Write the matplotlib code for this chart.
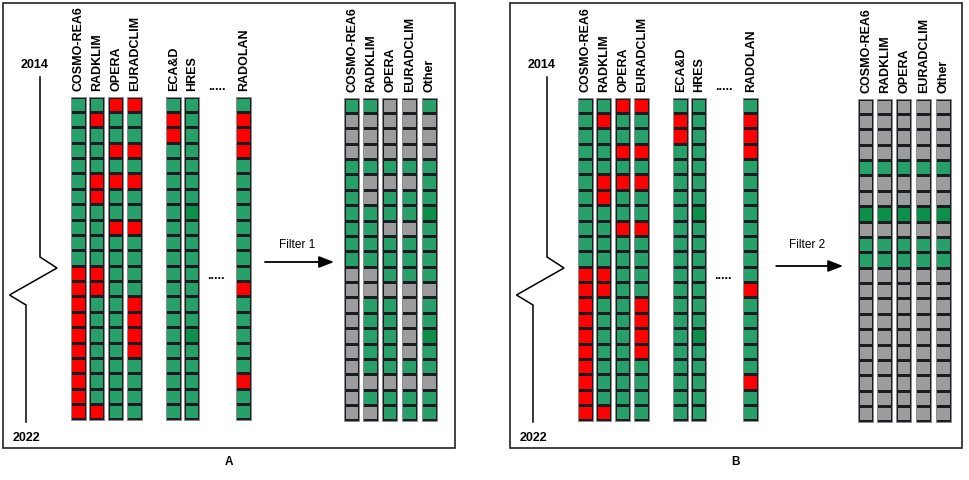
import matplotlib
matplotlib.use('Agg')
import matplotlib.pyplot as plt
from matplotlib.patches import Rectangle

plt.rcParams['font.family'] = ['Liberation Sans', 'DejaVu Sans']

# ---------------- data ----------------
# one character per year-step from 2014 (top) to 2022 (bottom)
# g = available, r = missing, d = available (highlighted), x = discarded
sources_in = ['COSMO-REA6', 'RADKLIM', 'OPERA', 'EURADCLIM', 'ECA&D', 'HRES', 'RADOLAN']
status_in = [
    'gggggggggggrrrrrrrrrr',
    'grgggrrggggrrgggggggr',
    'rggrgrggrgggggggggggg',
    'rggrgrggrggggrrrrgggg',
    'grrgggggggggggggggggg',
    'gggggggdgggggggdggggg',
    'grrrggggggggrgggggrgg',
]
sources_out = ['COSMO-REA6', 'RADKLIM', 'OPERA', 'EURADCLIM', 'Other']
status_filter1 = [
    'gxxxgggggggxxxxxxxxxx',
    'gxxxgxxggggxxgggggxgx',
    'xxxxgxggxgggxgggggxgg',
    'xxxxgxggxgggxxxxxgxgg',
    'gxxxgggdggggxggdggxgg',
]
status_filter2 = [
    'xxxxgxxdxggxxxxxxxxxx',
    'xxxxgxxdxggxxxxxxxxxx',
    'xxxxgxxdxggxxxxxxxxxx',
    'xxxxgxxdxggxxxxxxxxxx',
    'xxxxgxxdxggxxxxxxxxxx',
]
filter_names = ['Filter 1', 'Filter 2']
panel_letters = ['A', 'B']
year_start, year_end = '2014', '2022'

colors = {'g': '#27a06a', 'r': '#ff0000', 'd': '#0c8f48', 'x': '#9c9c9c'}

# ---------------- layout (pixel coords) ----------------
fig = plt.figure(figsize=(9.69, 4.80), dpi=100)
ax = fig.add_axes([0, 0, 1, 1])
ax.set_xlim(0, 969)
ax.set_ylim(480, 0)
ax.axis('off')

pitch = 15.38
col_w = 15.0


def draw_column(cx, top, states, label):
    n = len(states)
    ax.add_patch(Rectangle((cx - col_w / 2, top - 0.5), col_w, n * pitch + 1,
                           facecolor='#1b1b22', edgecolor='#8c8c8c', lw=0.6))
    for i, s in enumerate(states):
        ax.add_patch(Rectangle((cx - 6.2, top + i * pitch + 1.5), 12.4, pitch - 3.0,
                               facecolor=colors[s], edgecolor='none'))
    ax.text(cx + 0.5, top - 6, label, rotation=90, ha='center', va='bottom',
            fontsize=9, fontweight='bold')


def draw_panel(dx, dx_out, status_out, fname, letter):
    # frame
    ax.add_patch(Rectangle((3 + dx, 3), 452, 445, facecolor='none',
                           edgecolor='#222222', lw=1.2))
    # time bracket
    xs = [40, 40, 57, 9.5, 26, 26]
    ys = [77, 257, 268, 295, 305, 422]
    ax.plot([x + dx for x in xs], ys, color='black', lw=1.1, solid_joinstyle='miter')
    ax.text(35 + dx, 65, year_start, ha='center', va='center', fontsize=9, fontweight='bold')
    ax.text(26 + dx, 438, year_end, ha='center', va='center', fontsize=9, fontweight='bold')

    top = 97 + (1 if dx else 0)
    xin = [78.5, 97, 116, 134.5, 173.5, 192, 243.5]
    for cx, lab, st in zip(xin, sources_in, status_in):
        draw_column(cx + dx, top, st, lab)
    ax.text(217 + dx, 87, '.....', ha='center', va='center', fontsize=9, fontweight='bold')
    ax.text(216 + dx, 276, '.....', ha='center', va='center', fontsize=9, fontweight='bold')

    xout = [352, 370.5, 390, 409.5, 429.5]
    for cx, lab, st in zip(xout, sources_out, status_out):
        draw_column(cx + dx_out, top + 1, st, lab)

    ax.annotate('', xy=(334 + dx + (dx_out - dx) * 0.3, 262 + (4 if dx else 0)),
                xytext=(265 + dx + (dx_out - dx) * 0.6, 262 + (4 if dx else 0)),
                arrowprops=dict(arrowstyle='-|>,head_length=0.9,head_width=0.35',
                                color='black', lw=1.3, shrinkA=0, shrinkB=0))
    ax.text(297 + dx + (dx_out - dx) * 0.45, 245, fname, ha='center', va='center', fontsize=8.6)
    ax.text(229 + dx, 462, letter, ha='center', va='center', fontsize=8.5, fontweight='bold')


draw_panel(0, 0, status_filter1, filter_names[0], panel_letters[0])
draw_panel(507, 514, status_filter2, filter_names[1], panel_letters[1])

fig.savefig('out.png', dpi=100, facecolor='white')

================================

- _What this task involves_
Copy the whole of the material above exactly, but not its images.

- _Answer to this task_
Write the matplotlib code for this chart.
import matplotlib
matplotlib.use('Agg')
import matplotlib.pyplot as plt
from matplotlib.patches import Rectangle

plt.rcParams['font.family'] = ['Liberation Sans', 'DejaVu Sans']

# ---------------- data ----------------
# one character per year-step from 2014 (top) to 2022 (bottom)
# g = available, r = missing, d = available (highlighted), x = discarded
sources_in = ['COSMO-REA6', 'RADKLIM', 'OPERA', 'EURADCLIM', 'ECA&D', 'HRES', 'RADOLAN']
status_in = [
    'gggggggggggrrrrrrrrrr',
    'grgggrrggggrrgggggggr',
    'rggrgrggrgggggggggggg',
    'rggrgrggrggggrrrrgggg',
    'grrgggggggggggggggggg',
    'gggggggdgggggggdggggg',
    'grrrggggggggrgggggrgg',
]
sources_out = ['COSMO-REA6', 'RADKLIM', 'OPERA', 'EURADCLIM', 'Other']
status_filter1 = [
    'gxxxgggggggxxxxxxxxxx',
    'gxxxgxxggggxxgggggxgx',
    'xxxxgxggxgggxgggggxgg',
    'xxxxgxggxgggxxxxxgxgg',
    'gxxxgggdggggxggdggxgg',
]
status_filter2 = [
    'xxxxgxxdxggxxxxxxxxxx',
    'xxxxgxxdxggxxxxxxxxxx',
    'xxxxgxxdxggxxxxxxxxxx',
    'xxxxgxxdxggxxxxxxxxxx',
    'xxxxgxxdxggxxxxxxxxxx',
]
filter_names = ['Filter 1', 'Filter 2']
panel_letters = ['A', 'B']
year_start, year_end = '2014', '2022'

colors = {'g': '#27a06a', 'r': '#ff0000', 'd': '#0c8f48', 'x': '#9c9c9c'}

# ---------------- layout (pixel coords) ----------------
fig = plt.figure(figsize=(9.69, 4.80), dpi=100)
ax = fig.add_axes([0, 0, 1, 1])
ax.set_xlim(0, 969)
ax.set_ylim(480, 0)
ax.axis('off')

pitch = 15.38
col_w = 15.0


def draw_column(cx, top, states, label):
    n = len(states)
    ax.add_patch(Rectangle((cx - col_w / 2, top - 0.5), col_w, n * pitch + 1,
                           facecolor='#1b1b22', edgecolor='#8c8c8c', lw=0.6))
    for i, s in enumerate(states):
        ax.add_patch(Rectangle((cx - 6.2, top + i * pitch + 1.5), 12.4, pitch - 3.0,
                               facecolor=colors[s], edgecolor='none'))
    ax.text(cx + 0.5, top - 6, label, rotation=90, ha='center', va='bottom',
            fontsize=9, fontweight='bold')


def draw_panel(dx, dx_out, status_out, fname, letter):
    # frame
    ax.add_patch(Rectangle((3 + dx, 3), 452, 445, facecolor='none',
                           edgecolor='#222222', lw=1.2))
    # time bracket
    xs = [40, 40, 57, 9.5, 26, 26]
    ys = [77, 257, 268, 295, 305, 422]
    ax.plot([x + dx for x in xs], ys, color='black', lw=1.1, solid_joinstyle='miter')
    ax.text(35 + dx, 65, year_start, ha='center', va='center', fontsize=9, fontweight='bold')
    ax.text(26 + dx, 438, year_end, ha='center', va='center', fontsize=9, fontweight='bold')

    top = 97 + (1 if dx else 0)
    xin = [78.5, 97, 116, 134.5, 173.5, 192, 243.5]
    for cx, lab, st in zip(xin, sources_in, status_in):
        draw_column(cx + dx, top, st, lab)
    ax.text(217 + dx, 87, '.....', ha='center', va='center', fontsize=9, fontweight='bold')
    ax.text(216 + dx, 276, '.....', ha='center', va='center', fontsize=9, fontweight='bold')

    xout = [352, 370.5, 390, 409.5, 429.5]
    for cx, lab, st in zip(xout, sources_out, status_out):
        draw_column(cx + dx_out, top + 1, st, lab)

    ax.annotate('', xy=(334 + dx + (dx_out - dx) * 0.3, 262 + (4 if dx else 0)),
                xytext=(265 + dx + (dx_out - dx) * 0.6, 262 + (4 if dx else 0)),
                arrowprops=dict(arrowstyle='-|>,head_length=0.9,head_width=0.35',
                                color='black', lw=1.3, shrinkA=0, shrinkB=0))
    ax.text(297 + dx + (dx_out - dx) * 0.45, 245, fname, ha='center', va='center', fontsize=8.6)
    ax.text(229 + dx, 462, letter, ha='center', va='center', fontsize=8.5, fontweight='bold')


draw_panel(0, 0, status_filter1, filter_names[0], panel_letters[0])
draw_panel(507, 514, status_filter2, filter_names[1], panel_letters[1])

fig.savefig('out.png', dpi=100, facecolor='white')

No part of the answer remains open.